If you’re someone who wants to linger for hours in one wing, you might find the pace faster than you’d like. The goal here is to see the core masterpieces with enough story to make them meaningful.
Price and value: what $123.81 is paying for

At $123.81 per person, the price can look steep until you break down what you’re actually buying.
You’re getting:
- Early access to the Vatican Museums plus entry to the Sistine Chapel
- A professional guide managing a smarter route
- Earphones so you can follow the tour while moving
- A small group size (up to 20)
- Help via helpline/assistance
If you self-tour, you still pay museum admission, but you won’t get the early routing benefit that tries to reduce crowd pressure in the chapel. And you’ll spend more time deciding where to go next, which is time you can’t get back.
So the real value isn’t just “a guide.” It’s the combination of early timing, guided selection of rooms, and the plan that keeps the Sistine Chapel moment from becoming an endurance test.
Where you start and where you finish

You start at Via Tunisi, 4, 00192 Roma RM, and you finish directly in St. Peter’s Square (Piazza San Pietro, 00120) after exiting the tour.
That end point is practical. If you’re continuing your day with St. Peter’s Basilica sights, this drop-off saves you from extra navigation right when you’re tired.
What can go wrong (and how to think about it)
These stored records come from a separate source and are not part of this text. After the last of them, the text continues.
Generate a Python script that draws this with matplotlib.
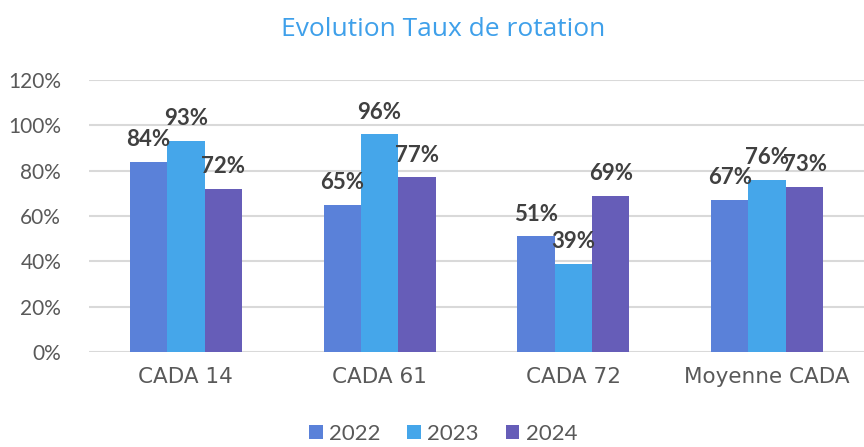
import numpy as np
import matplotlib.pyplot as plt

categories = ['CADA 14', 'CADA 61', 'CADA 72', 'Moyenne CADA']
years = ['2022', '2023', '2024']
v2022 = [84, 65, 51, 67]
v2023 = [93, 96, 39, 76]
v2024 = [72, 77, 69, 73]
yticks = [0, 20, 40, 60, 80, 100, 120]

colors = ['#5A81D9', '#45A6EA', '#665DB8']
series = [v2022, v2023, v2024]

plt.rcParams['font.family'] = ['Lato', 'DejaVu Sans']

fig = plt.figure(figsize=(8.64, 4.47), dpi=100)
ax = fig.add_axes([0.103, 0.2125, 0.897, 0.6085])

x = np.arange(len(categories))
w = 0.193
for i, (vals, yr) in enumerate(zip(series, years)):
    pos = x + (i - 1) * w
    ax.bar(pos, vals, width=w, color=colors[i], label=yr, zorder=3)
    for px, v in zip(pos, vals):
        ax.annotate(f'{v}%', (px, v), xytext=(0, 16), textcoords='offset points',
                    ha='center', va='center', fontsize=16, fontweight='bold',
                    color='#404040', zorder=4)

ax.set_xlim(-0.5, 3.5)
ax.set_ylim(0, 120)
ax.set_yticks(yticks)
ax.set_yticklabels([f'{t}%' for t in yticks], fontsize=15, color='#595959')
ax.set_xticks(x)
ax.set_xticklabels(categories, fontsize=15.5, color='#595959',
                   family='DejaVu Sans')
ax.tick_params(length=0, axis='y', pad=20)
ax.tick_params(length=0, axis='x', pad=11)
ax.grid(axis='y', color='#D9D9D9', linewidth=1.5, zorder=0)
for s in ax.spines.values():
    s.set_visible(False)

fig.text(0.513, 0.935, 'Evolution Taux de rotation', ha='center', va='center',
         fontsize=19, color='#3FA0EA', family='Open Sans')

fig.legend(loc='center', bbox_to_anchor=(0.513, 0.03), ncol=3, frameon=False,
           fontsize=16, handlelength=0.6, handleheight=0.6, handletextpad=0.3,
           columnspacing=1.2, labelcolor='#595959')

fig.savefig('out.png', dpi=100)
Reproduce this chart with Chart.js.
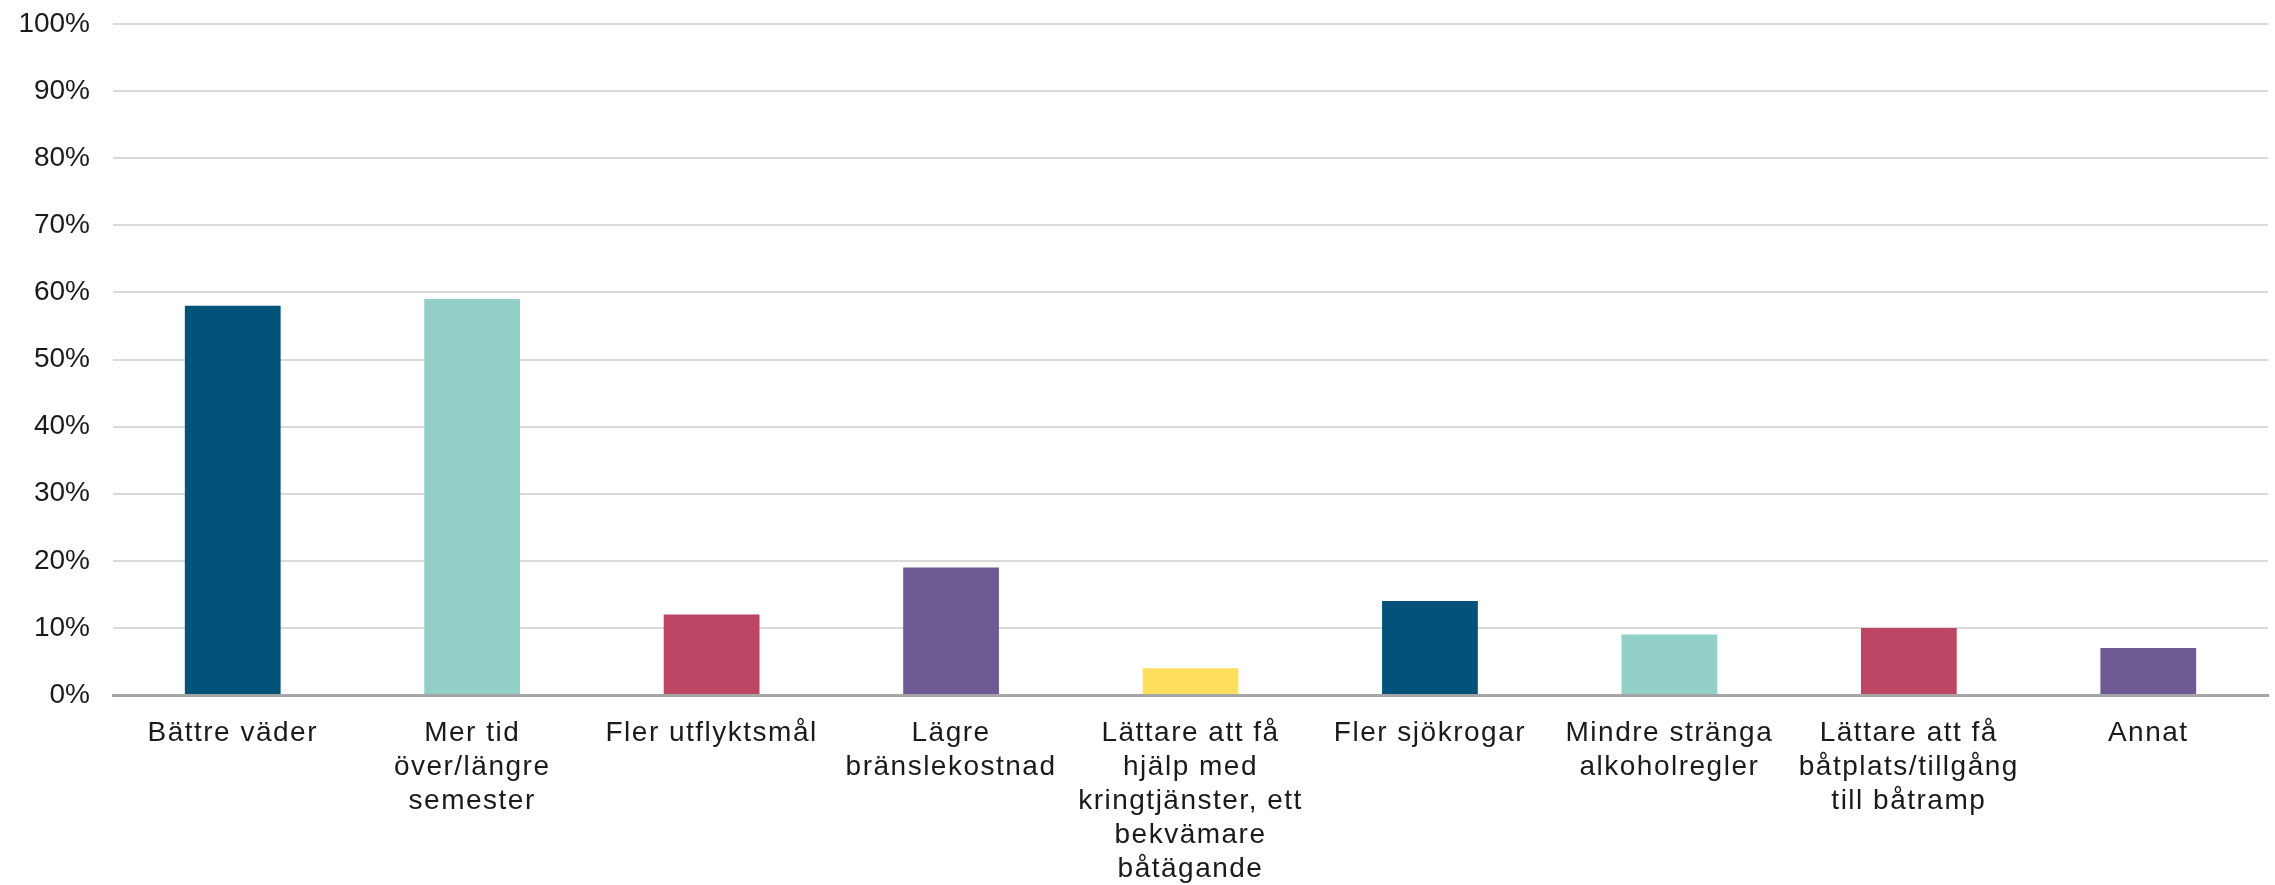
<!DOCTYPE html>
<html>
<head>
<meta charset="utf-8">
<script src="https://cdn.jsdelivr.net/npm/chart.js@4/dist/chart.umd.min.js"></script>
<style>
  html, body { margin: 0; padding: 0; background: #fff; }
  #wrap { width: 2275px; height: 885px; position: relative; }
</style>
</head>
<body>
<div id="wrap"><canvas id="chart"></canvas></div>
<script>
// categories (multi-line labels as in the source chart)
const categories = [
  'Bättre väder',
  ['Mer tid', 'över/längre', 'semester'],
  'Fler utflyktsmål',
  ['Lägre', 'bränslekostnad'],
  ['Lättare att få', 'hjälp med', 'kringtjänster, ett', 'bekvämare', 'båtägande'],
  'Fler sjökrogar',
  ['Mindre stränga', 'alkoholregler'],
  ['Lättare att få', 'båtplats/tillgång', 'till båtramp'],
  'Annat'
];
const shares = [58, 59, 12, 19, 4, 14, 9, 10, 7];
const barColors = ['#02527A', '#92CFC7', '#BC4664', '#6F5B94', '#FFDF5E',
                   '#02527A', '#92CFC7', '#BC4664', '#6F5B94'];
const yTicks = [0, 10, 20, 30, 40, 50, 60, 70, 80, 90, 100];

// wider letter spacing on the category labels only
const spacedLabels = {
  id: 'spacedLabels',
  afterUpdate(chart) {
    const sx = chart.scales.x;
    if (!sx || sx._spaced) return;
    const orig = sx.drawLabels;
    sx.drawLabels = function (area) {
      const ctx = this.ctx;
      ctx.save();
      ctx.letterSpacing = '1.5px';
      orig.call(this, area);
      ctx.restore();
    };
    sx._spaced = true;
  }
};

new Chart(document.getElementById('chart'), {
  type: 'bar',
  data: {
    labels: categories,
    datasets: [{
      data: shares,
      backgroundColor: barColors,
      borderWidth: 0,
      barPercentage: 0.4,
      categoryPercentage: 1
    }]
  },
  plugins: [spacedLabels],
  options: {
    responsive: true,
    maintainAspectRatio: false,
    animation: false,
    layout: { padding: { top: 24, left: 17, right: 7, bottom: 0 } },
    plugins: {
      legend: { display: false },
      tooltip: { enabled: false }
    },
    scales: {
      x: {
        grid: { display: false },
        border: { display: true, color: '#a6a6a6', width: 3 },
        afterFit(scale) { scale.height = 190; scale.paddingLeft = 0; scale.paddingRight = 0; },
        ticks: {
          color: '#1a1a1a',
          padding: 13,
          maxRotation: 0,
          autoSkip: false,
          font: { size: 28, family: 'Liberation Sans, Arial, sans-serif', lineHeight: '34px' }
        }
      },
      y: {
        min: yTicks[0],
        max: yTicks[yTicks.length - 1],
        afterBuildTicks(scale) { scale.ticks = yTicks.map(v => ({ value: v })); },
        afterFit(scale) { scale.width = 96; scale.paddingTop = 13; scale.paddingBottom = 0; },
        grid: { color: '#d9d9d9', lineWidth: 2, drawTicks: false },
        border: { display: false },
        ticks: {
          color: '#1a1a1a',
          padding: 23,
          callback: v => v + '%',
          font: { size: 28, family: 'Liberation Sans, Arial, sans-serif' }
        }
      }
    }
  }
});
</script>
</body>
</html>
Even with early access, the Vatican can change operations. The experience notes that in the event of extraordinary closures or restrictions, there may be no refund, and the itinerary may change while keeping the same overall duration.
Also, there’s no pickup included. If you’re relying on transit or walking from your hotel, plan to arrive early and on time at the meeting point.
None of this means “don’t book.” It just means you should treat this like a popular, living schedule inside a working institution.
Should you book this Early Bird Vatican Museums and Sistine Chapel tour?
I’d book it if your priority is a smoother Vatican day with less crowd stress and a guide plan that gets you to the Sistine Chapel earlier. The early start at 7:45am and the non-standard route are the heart of the value, and they directly affect how much you enjoy the most famous rooms.
Skip it (or consider something else) if you’re hoping for a slow, wandering museum experience or if your schedule is extremely flexible in a way that makes a timed tour risky.
If you want one practical rule: if you hate crowds and you want to feel awe without exhaustion, this is exactly the kind of tour that helps you get there.
FAQ
What time does the tour start, and when do we enter?
You meet at 7:45am. The tour enters the Vatican Museums at around 8am.
Where is the meeting point and where does the tour end?
The meeting point is Via Tunisi, 4, 00192 Roma RM, Italy. The tour ends after you exit directly onto St. Peter’s Square (Piazza San Pietro, 00120).
How long is the experience?
The duration is about 3 hours.
What’s included in the price?
The tour includes early access to the Vatican Museums, access to the Sistine Chapel, a professional guide, earphones, and admission tickets. It also includes helpline and assistance.
What is not included?
Pickup is not included, and tips are not included.
How many people are in the group?
The tour has a maximum of 20 travelers.
Can I cancel and get a refund?
Yes—there’s free cancellation. You can cancel up to 24 hours in advance for a full refund.
What happens if the museums have extraordinary closures or restrictions?
In that case, no refund is provided. The itinerary may change, but the tour duration stays the same.